I hope this long comment helps understanding the situation better. I look forward to the replies!

Merging the kvm tool

Posted Aug 31, 2011 1:35 UTC (Wed) by nevets (subscriber, #11875) [Link]

there is no proof that perf would not have been nearly as successful outside of the mainline tree as it has been internally: There is actually no proof for this. Unlike oprofile, perf was developed by several core kernel maintainers. It seems to me like a much stronger factor impacting the success of perf vs. oprofile.

I actually believe there's proof that perf would have done just as good if not better outside the tools directory. Sure, it has lots of developers, but most of them are kernel developers and very few userspace developers. The proof that perf would have done well outside of the kernel is based on the fact that the tool that influenced perf's development model was done outside the kernel. That tool is called git.

git did not need to be in the tools directory to become popular. I'm sure perf would have followed git's success if it was also outside the kernel tree.

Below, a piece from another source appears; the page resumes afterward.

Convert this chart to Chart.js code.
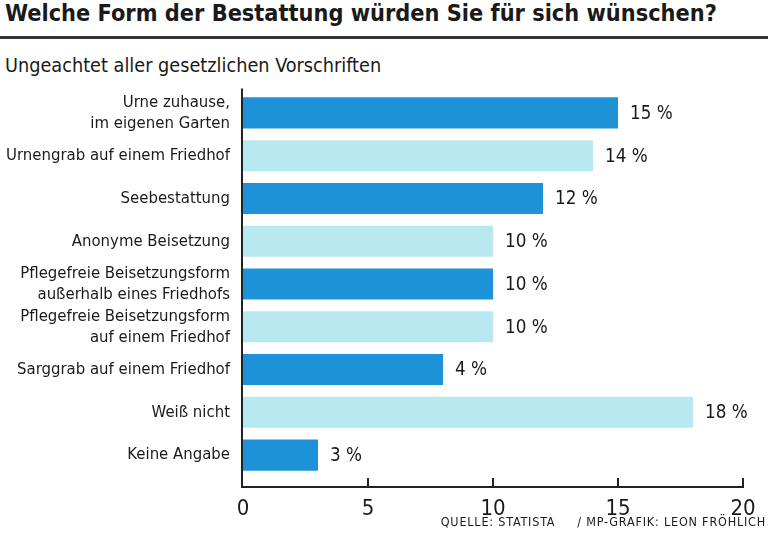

In fact, I believe it would attract more userspace developers, and it would have probably grown a graphical user interface as well if it was outside the kernel.

If perf and NLKT wants to be mostly developed by kernel developers, than perhaps it should stay in the kernel. I wounder how many more user space developers perf would have if it was outside the kernel tree.

Building the kernel bundled user-space en-masse

Posted Sep 7, 2011 6:56 UTC (Wed) by alex (subscriber, #1355) [Link]

With this growth in userspace code in the kernel git tree is there an easy way to build them all. Given that they are potentially linked to the kernel ABI should I be thinking of installing them in /lib/modules/`uname -r`/bin?